Auction Catalogue
Three: Sergeant A. Neil, Royal Artillery, who served in 132 (Bengal Rocket Troop) Battery in the Falklands
General Service 1962-2007, 1 clasp, Northern Ireland (24232269 Gnr. D. [sic] Neil RA.); South Atlantic 1982, with rosette (24232269 LBdr A Neil RA); Army L.S. & G.C., E.II.R., 2nd issue, Regular Army (24232269 Sgt A Neil RA) mounted as worn, good very fine, scarce (3) £1,000-£1,400
Dix Noonan Webb, December 2008.
Anthony Neil was born in Cardiff in December 1955 and attested for the Royal Artillery in May 1971. Having then qualified as a Regimental Signaller, he served three tours in Northern Ireland (December 1973 to February 1974, February to April 1976, and November 1980 to March 1981), following which he passed the basic course for Observation Post Assistant, a timely qualification in light of looming events in the South Atlantic.
In May 1982, Neil was one of 16 members of 132 (Bengal Rocket Troop) Battery, R.A., under Major Mike Fallon, selected for service in a Forward Observation role, in support of 1/7 Gurkha Rifles, during the South Atlantic campaign. Among the first elements of 5 Infantry Brigade to be disembarked, Neil and his fellow gunners advanced to Bluff Cove via Goose Green, and provided valuable support in the attacks on Mounts Tumbledown and Harriet, as well as controlling naval gunfire and Harrier air strikes. In the course of the Tumbledown operation, the Gunners and Gurkhas walked into an enemy fire zone, two Bombardiers being wounded by shrapnel and an officer being shot by a sniper - the unit’s history crediting Neil with working alongside his Battery C.O. to establish the true direction of the enemy’s artillery fire and, thereafter, moving forward to join Captain G. M. Pugh, to replace one of the wounded Bombardiers: it was clearly a nasty moment, two “blind” rounds coming within 20 metres of the Gurkhas’ C.O. and the Battery Commander’s group.
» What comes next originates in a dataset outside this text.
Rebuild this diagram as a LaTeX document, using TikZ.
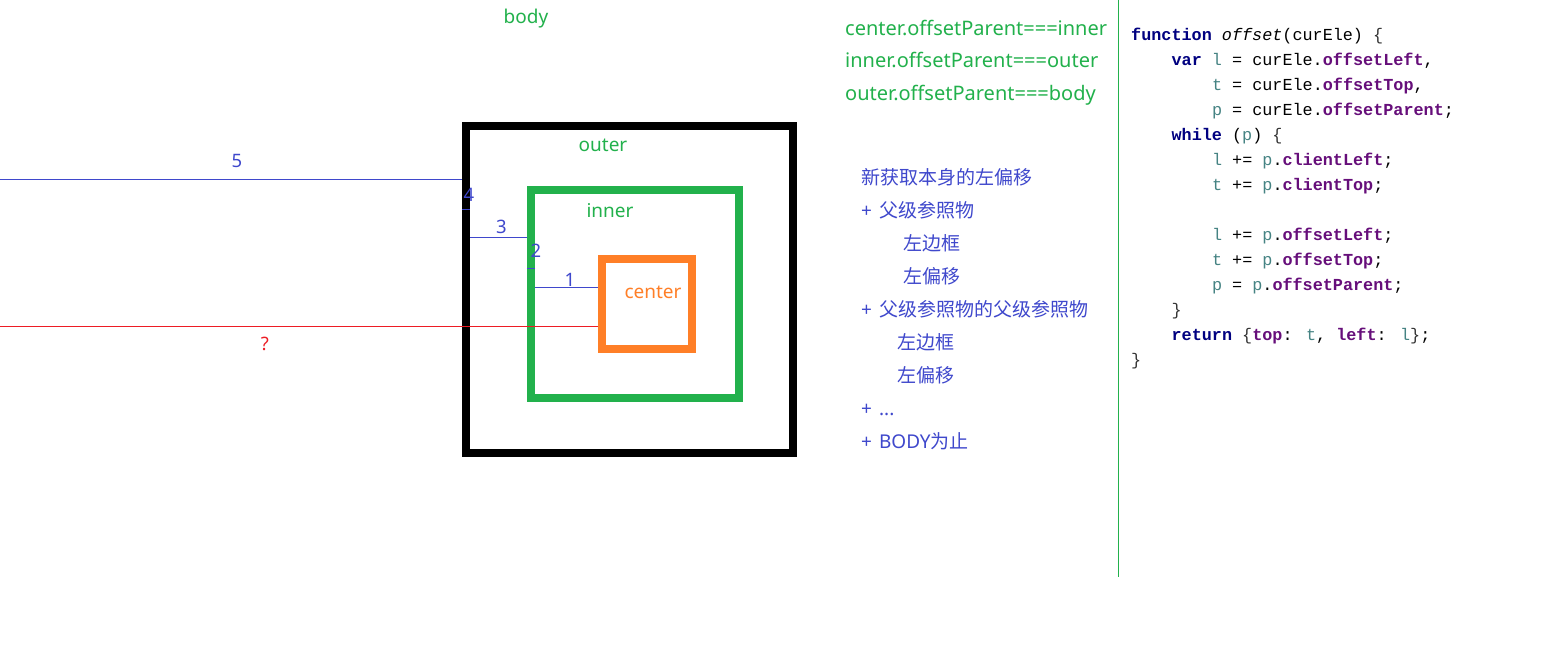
\documentclass[tikz,border=0pt]{standalone}
\usepackage{fontspec}
\setmainfont{Noto Sans}
\newfontfamily\cjk{Noto Sans CJK SC}
\newfontfamily\codefont{Liberation Mono}
\definecolor{pgreen}{HTML}{22B14C}
\definecolor{porange}{HTML}{FF7F27}
\definecolor{pblue}{HTML}{3F48CC}
\definecolor{pred}{HTML}{ED1C24}
\definecolor{kwc}{HTML}{000080}
\definecolor{propc}{HTML}{660E7A}
\definecolor{varc}{HTML}{458383}
\definecolor{brc}{HTML}{333333}
\newcommand{\kw}[1]{\textcolor{kwc}{\bfseries #1}}
\newcommand{\pr}[1]{\textcolor{propc}{\bfseries #1}}
\newcommand{\vr}[1]{\textcolor{varc}{#1}}
\newcommand{\br}[1]{\textcolor{brc}{#1}}
\newcommand{\pl}{+\hspace{7pt}}
\begin{document}
\begin{tikzpicture}[x=1pt,y=-1pt,
  box/.style={draw,line width=8pt,minimum width=#1,minimum height=#1,inner sep=0pt},
  lbl/.style={anchor=base,font=\fontsize{19}{21}\selectfont,inner sep=0pt},
  num/.style={anchor=base,font=\fontsize{18.5}{20}\selectfont,inner sep=0pt,text=pblue},
  meas/.style={draw=pblue,line width=1pt},
  redmeas/.style={draw=pred,line width=1pt},
  greentxt/.style={anchor=base west,font=\fontsize{20}{22}\selectfont,inner sep=0pt,text=pgreen},
  bluetxt/.style={anchor=base west,font=\fontsize{19}{21}\selectfont,inner sep=0pt,text=pblue},
  codeln/.style={anchor=base west,font=\codefont\fontsize{16.8}{20}\selectfont,inner sep=0pt,text=black}]
\useasboundingbox[fill=white] (0,0) rectangle (1566,648);

% boxes
\node[box=327pt,draw=black] (outer) at (629.5,289.5) {};
\node[box=208pt,draw=pgreen] (inner) at (635,294) {};
\node[box=90pt,draw=porange] (center) at (647,304) {};

% box labels
\node[lbl,text=pgreen] (tbody) at (526,23) {body};
\node[lbl,text=pgreen] (touter) at (603,151) {outer};
\node[lbl,text=pgreen] (tinner) at (610,217) {inner};
\node[lbl,text=porange] (tcenter) at (653,298) {center};

% measurement lines
\coordinate (l5) at (0,179);
\coordinate (lq) at (0,326);
\coordinate (y4) at (0,209);
\coordinate (y3) at (0,237);
\coordinate (y2) at (0,268);
\coordinate (y1) at (0,287);
\draw[meas] (l5) -- (l5 -| outer.west);
\draw[meas] (y4 -| outer.west) -- ++(8,0);
\draw[meas] ([xshift=8pt]y3 -| outer.west) -- (y3 -| inner.west);
\draw[meas] (y2 -| inner.west) -- ++(8,0);
\draw[meas] ([xshift=8pt]y1 -| inner.west) -- (y1 -| center.west);
\draw[redmeas] (lq) -- (lq -| center.west);

\node[num] (n5) at (237,167) {5};
\node[num] (n4) at (469,201) {4};
\node[num] (n3) at (501.5,233) {3};
\node[num] (n2) at (536,257) {2};
\node[num] (n1) at (570,286) {1};
\node[num,text=pred] (nq) at (265,350) {?};

% green parent relations
\node[greentxt] (r1) at (845,35) {center.offsetParent===inner};
\node[greentxt] (r2) at (845,67) {inner.offsetParent===outer};
\node[greentxt] (r3) at (845,100) {outer.offsetParent===body};

% divider
\coordinate (dtop) at (1118,0);
\coordinate (dbot) at (1118,577);
\draw[pgreen,line width=1pt] (dtop) -- (dbot);

% blue explanation
\node[bluetxt] (b1) at (861,184) {\cjk 新获取本身的左偏移};
\node[bluetxt] (b2) at (861,217) {\pl{\cjk 父级参照物}};
\node[bluetxt] (b3) at (903,250) {\cjk 左边框};
\node[bluetxt] (b4) at (903,283) {\cjk 左偏移};
\node[bluetxt] (b5) at (861,316) {\pl{\cjk 父级参照物的父级参照物}};
\node[bluetxt] (b6) at (897,349) {\cjk 左边框};
\node[bluetxt] (b7) at (897,382) {\cjk 左偏移};
\node[bluetxt] (b8) at (861,415) {\pl...};
\node[bluetxt] (b9) at (861,448) {\pl BODY{\cjk 为止}};

% code
\node[codeln] (c0) at (1131,40) {\kw{function} \textit{offset}(curEle) \br{\{}};
\node[codeln] (c1) at (1171.4,65) {\kw{var} \vr{l} = curEle.\pr{offsetLeft},};
\node[codeln] (c2) at (1211.8,90) {\vr{t} = curEle.\pr{offsetTop},};
\node[codeln] (c3) at (1211.8,115) {\vr{p} = curEle.\pr{offsetParent};};
\node[codeln] (c4) at (1171.4,140) {\kw{while} (\vr{p}) \br{\{}};
\node[codeln] (c5) at (1211.8,165) {\vr{l} += \vr{p}.\pr{clientLeft};};
\node[codeln] (c6) at (1211.8,190) {\vr{t} += \vr{p}.\pr{clientTop};};
\node[codeln] (c8) at (1211.8,240) {\vr{l} += \vr{p}.\pr{offsetLeft};};
\node[codeln] (c9) at (1211.8,265) {\vr{t} += \vr{p}.\pr{offsetTop};};
\node[codeln] (c10) at (1211.8,290) {\vr{p} = \vr{p}.\pr{offsetParent};};
\node[codeln] (c11) at (1171.4,315) {\br{\}}};
\node[codeln] (c12) at (1171.4,340) {\kw{return} \br{\{}\pr{top}: \vr{t}, \pr{left}: \vr{l}\br{\}};};
\node[codeln] (c13) at (1131,365) {\br{\}}};
\end{tikzpicture}
\end{document}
Having returned from the Falklands in mid-July 1982, and been presented with his South Atlantic Medal in a special parade at Larkhill, by Lieutenant-General Sir Ted Burgess, K.C.B., O.B.E., Commander United Kingdom Field Army, that December, Neil passed an Internal Security Course in April 1987 and the Joint Services Downhill Skiing Course in January 1988, prior to being discharged as a Sergeant in June 1992.